■ Problem description: Quote the listing below in its entirety, omitting every image.

● ● ●

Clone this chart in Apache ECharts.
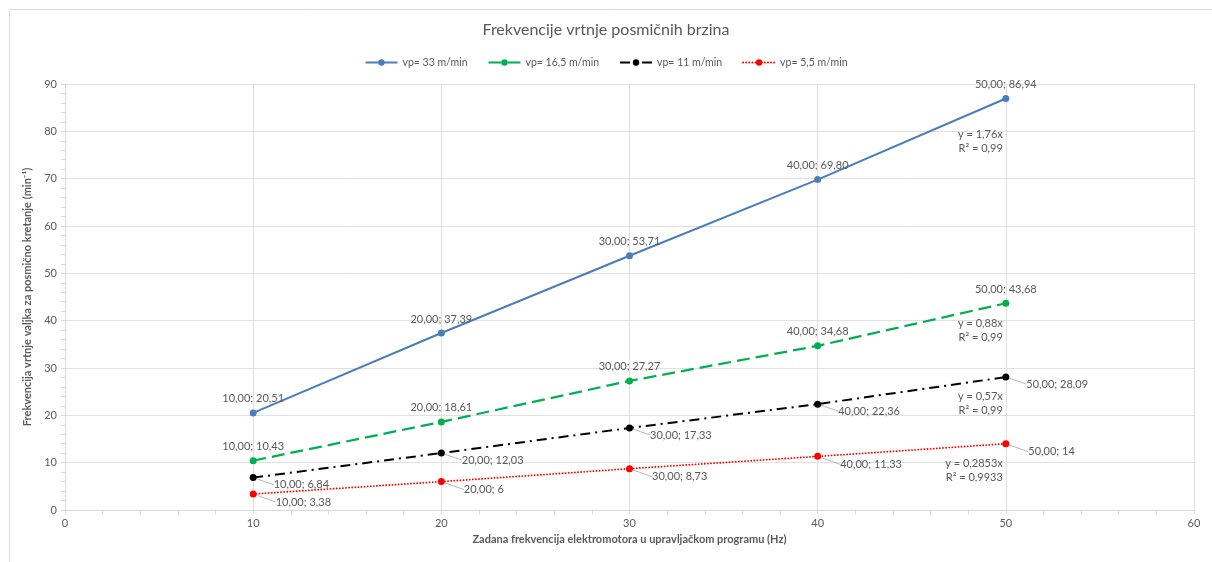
<!DOCTYPE html>
<html>
<head>
<meta charset="utf-8">
<script src="https://cdn.jsdelivr.net/npm/echarts@6/dist/echarts.min.js"></script>
<style>html,body{margin:0;padding:0;background:#fff}#c{width:1212px;height:562px}</style>
</head>
<body>
<div id="c"></div>
<script>
const xValues = [10, 20, 30, 40, 50];
const seriesNames = ['vp= 33 m/min', 'vp= 16,5 m/min', 'vp= 11 m/min', 'vp= 5,5 m/min'];
const v33 = [20.51, 37.39, 53.71, 69.80, 86.94];
const v165 = [10.43, 18.61, 27.27, 34.68, 43.68];
const v11 = [6.84, 12.03, 17.33, 22.36, 28.09];
const v55 = [3.38, 6, 8.73, 11.33, 14];
const trendEquations = ['y = 1,76x\nR² = 0,99', 'y = 0,88x\nR² = 0,99', 'y = 0,57x\nR² = 0,99', 'y = 0,2853x\nR² = 0,9933'];
const labelDecimals = [2, 2, 2, null];
const xTicks = [0, 60, 10];
const yTicks = [0, 90, 10];

const FONT = 'Lato, "Noto Sans", sans-serif';
const GREY = '#595959';
const colors = ['#4a7ebb', '#00b050', '#000000', '#ff0000'];
const lineTypes = ['solid', [13, 6], [10, 5, 2, 5], [0.1, 3]];
const lineWidths = [2, 2.25, 2, 1.8];
const lineCaps = ['butt', 'butt', 'butt', 'round'];
const allData = [v33, v165, v11, v55];

function fmtNum(v, d) {
  const s = d == null ? String(v) : v.toFixed(d);
  return s.replace('.', ',');
}

const series = allData.map((vals, i) => {
  const above = i < 2;
  const s = {
    name: seriesNames[i],
    type: 'line',
    data: xValues.map((x, j) => [x, vals[j]]),
    symbol: 'circle',
    symbolSize: 7,
    itemStyle: { color: colors[i] },
    lineStyle: { color: colors[i], width: lineWidths[i], type: lineTypes[i], cap: lineCaps[i] },
    label: {
      show: true,
      position: above ? 'top' : 'right',
      distance: 5,
      color: GREY,
      fontFamily: FONT,
      fontSize: 11,
      formatter: p => fmtNum(p.value[0], 2) + '; ' + fmtNum(p.value[1], labelDecimals[i])
    },
    emphasis: { disabled: true },
    animation: false,
    z: 10 - i
  };
  if (!above) {
    s.labelLayout = { dx: i === 2 ? 12 : 14, dy: i === 2 ? 7 : 8 };
    s.labelLine = { show: true, lineStyle: { color: '#a6a6a6', width: 0.8 } };
  }
  return s;
});

const chart = echarts.init(document.getElementById('c'), null, { renderer: 'canvas' });
const option = {
  backgroundColor: '#fff',
  animation: false,
  title: {
    text: 'Frekvencije vrtnje posmičnih brzina',
    left: 'center',
    top: 17,
    textStyle: { fontFamily: FONT, fontSize: 16, fontWeight: 'normal', color: GREY }
  },
  legend: {
    top: 52,
    left: 'center',
    itemWidth: 32,
    itemHeight: 8,
    itemGap: 20,
    textStyle: { fontFamily: FONT, fontSize: 10.5, color: GREY },
    data: seriesNames
  },
  grid: { left: 65, right: 18, top: 84, bottom: 52 },
  xAxis: {
    type: 'value',
    min: xTicks[0], max: xTicks[1], interval: xTicks[2],
    name: 'Zadana frekvencija elektromotora u upravljačkom programu (Hz)',
    nameLocation: 'middle',
    nameGap: 24,
    nameTextStyle: { fontFamily: FONT, fontSize: 11, fontWeight: 'bold', color: GREY },
    axisLine: { lineStyle: { color: '#d9d9d9' } },
    axisTick: { show: true, length: 4, lineStyle: { color: '#d9d9d9' } },
    minorTick: { show: true, splitNumber: 5, length: 4, lineStyle: { color: '#d9d9d9' } },
    axisLabel: { fontFamily: FONT, fontSize: 11, color: GREY, margin: 8 },
    splitLine: { show: true, lineStyle: { color: '#e0e0e0' } }
  },
  yAxis: {
    type: 'value',
    min: yTicks[0], max: yTicks[1], interval: yTicks[2],
    name: 'Frekvencija vrtnje valjka za posmično kretanje (min⁻¹)',
    nameLocation: 'middle',
    nameGap: 20,
    nameTextStyle: { fontFamily: FONT, fontSize: 11, fontWeight: 'bold', color: GREY },
    axisLine: { show: true, lineStyle: { color: '#d9d9d9' } },
    axisTick: { show: true, length: 4, lineStyle: { color: '#d9d9d9' } },
    minorTick: { show: true, splitNumber: 5, length: 4, lineStyle: { color: '#d9d9d9' } },
    axisLabel: { fontFamily: FONT, fontSize: 11, color: GREY, margin: 8 },
    splitLine: { show: true, lineStyle: { color: '#e0e0e0' } }
  },
  series: series
};
chart.setOption(option);

// trendline equation boxes placed relative to the last point of each series
const eqDy = [29, 13, 12, 13];
const graphics = [{
  type: 'rect', left: 7, top: 7, silent: true,
  shape: { width: 1220, height: 570 },
  style: { fill: 'none', stroke: '#d9d9d9', lineWidth: 1 }
}];
allData.forEach((vals, i) => {
  const last = xValues.length - 1;
  const p = chart.convertToPixel({ gridIndex: 0 }, [xValues[last], vals[last]]);
  graphics.push({
    type: 'text',
    x: p[0] - 3,
    y: p[1] + eqDy[i],
    silent: true,
    style: {
      text: trendEquations[i],
      fill: GREY,
      font: '11px ' + FONT,
      textAlign: 'right',
      textVerticalAlign: 'top',
      lineHeight: 14
    }
  });
});
chart.setOption({ graphic: graphics });
</script>
</body>
</html>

● ● ●

■ Complete answer:
Clone this chart in Apache ECharts.
<!DOCTYPE html>
<html>
<head>
<meta charset="utf-8">
<script src="https://cdn.jsdelivr.net/npm/echarts@6/dist/echarts.min.js"></script>
<style>html,body{margin:0;padding:0;background:#fff}#c{width:1212px;height:562px}</style>
</head>
<body>
<div id="c"></div>
<script>
const xValues = [10, 20, 30, 40, 50];
const seriesNames = ['vp= 33 m/min', 'vp= 16,5 m/min', 'vp= 11 m/min', 'vp= 5,5 m/min'];
const v33 = [20.51, 37.39, 53.71, 69.80, 86.94];
const v165 = [10.43, 18.61, 27.27, 34.68, 43.68];
const v11 = [6.84, 12.03, 17.33, 22.36, 28.09];
const v55 = [3.38, 6, 8.73, 11.33, 14];
const trendEquations = ['y = 1,76x\nR² = 0,99', 'y = 0,88x\nR² = 0,99', 'y = 0,57x\nR² = 0,99', 'y = 0,2853x\nR² = 0,9933'];
const labelDecimals = [2, 2, 2, null];
const xTicks = [0, 60, 10];
const yTicks = [0, 90, 10];

const FONT = 'Lato, "Noto Sans", sans-serif';
const GREY = '#595959';
const colors = ['#4a7ebb', '#00b050', '#000000', '#ff0000'];
const lineTypes = ['solid', [13, 6], [10, 5, 2, 5], [0.1, 3]];
const lineWidths = [2, 2.25, 2, 1.8];
const lineCaps = ['butt', 'butt', 'butt', 'round'];
const allData = [v33, v165, v11, v55];

function fmtNum(v, d) {
  const s = d == null ? String(v) : v.toFixed(d);
  return s.replace('.', ',');
}

const series = allData.map((vals, i) => {
  const above = i < 2;
  const s = {
    name: seriesNames[i],
    type: 'line',
    data: xValues.map((x, j) => [x, vals[j]]),
    symbol: 'circle',
    symbolSize: 7,
    itemStyle: { color: colors[i] },
    lineStyle: { color: colors[i], width: lineWidths[i], type: lineTypes[i], cap: lineCaps[i] },
    label: {
      show: true,
      position: above ? 'top' : 'right',
      distance: 5,
      color: GREY,
      fontFamily: FONT,
      fontSize: 11,
      formatter: p => fmtNum(p.value[0], 2) + '; ' + fmtNum(p.value[1], labelDecimals[i])
    },
    emphasis: { disabled: true },
    animation: false,
    z: 10 - i
  };
  if (!above) {
    s.labelLayout = { dx: i === 2 ? 12 : 14, dy: i === 2 ? 7 : 8 };
    s.labelLine = { show: true, lineStyle: { color: '#a6a6a6', width: 0.8 } };
  }
  return s;
});

const chart = echarts.init(document.getElementById('c'), null, { renderer: 'canvas' });
const option = {
  backgroundColor: '#fff',
  animation: false,
  title: {
    text: 'Frekvencije vrtnje posmičnih brzina',
    left: 'center',
    top: 17,
    textStyle: { fontFamily: FONT, fontSize: 16, fontWeight: 'normal', color: GREY }
  },
  legend: {
    top: 52,
    left: 'center',
    itemWidth: 32,
    itemHeight: 8,
    itemGap: 20,
    textStyle: { fontFamily: FONT, fontSize: 10.5, color: GREY },
    data: seriesNames
  },
  grid: { left: 65, right: 18, top: 84, bottom: 52 },
  xAxis: {
    type: 'value',
    min: xTicks[0], max: xTicks[1], interval: xTicks[2],
    name: 'Zadana frekvencija elektromotora u upravljačkom programu (Hz)',
    nameLocation: 'middle',
    nameGap: 24,
    nameTextStyle: { fontFamily: FONT, fontSize: 11, fontWeight: 'bold', color: GREY },
    axisLine: { lineStyle: { color: '#d9d9d9' } },
    axisTick: { show: true, length: 4, lineStyle: { color: '#d9d9d9' } },
    minorTick: { show: true, splitNumber: 5, length: 4, lineStyle: { color: '#d9d9d9' } },
    axisLabel: { fontFamily: FONT, fontSize: 11, color: GREY, margin: 8 },
    splitLine: { show: true, lineStyle: { color: '#e0e0e0' } }
  },
  yAxis: {
    type: 'value',
    min: yTicks[0], max: yTicks[1], interval: yTicks[2],
    name: 'Frekvencija vrtnje valjka za posmično kretanje (min⁻¹)',
    nameLocation: 'middle',
    nameGap: 20,
    nameTextStyle: { fontFamily: FONT, fontSize: 11, fontWeight: 'bold', color: GREY },
    axisLine: { show: true, lineStyle: { color: '#d9d9d9' } },
    axisTick: { show: true, length: 4, lineStyle: { color: '#d9d9d9' } },
    minorTick: { show: true, splitNumber: 5, length: 4, lineStyle: { color: '#d9d9d9' } },
    axisLabel: { fontFamily: FONT, fontSize: 11, color: GREY, margin: 8 },
    splitLine: { show: true, lineStyle: { color: '#e0e0e0' } }
  },
  series: series
};
chart.setOption(option);

// trendline equation boxes placed relative to the last point of each series
const eqDy = [29, 13, 12, 13];
const graphics = [{
  type: 'rect', left: 7, top: 7, silent: true,
  shape: { width: 1220, height: 570 },
  style: { fill: 'none', stroke: '#d9d9d9', lineWidth: 1 }
}];
allData.forEach((vals, i) => {
  const last = xValues.length - 1;
  const p = chart.convertToPixel({ gridIndex: 0 }, [xValues[last], vals[last]]);
  graphics.push({
    type: 'text',
    x: p[0] - 3,
    y: p[1] + eqDy[i],
    silent: true,
    style: {
      text: trendEquations[i],
      fill: GREY,
      font: '11px ' + FONT,
      textAlign: 'right',
      textVerticalAlign: 'top',
      lineHeight: 14
    }
  });
});
chart.setOption({ graphic: graphics });
</script>
</body>
</html>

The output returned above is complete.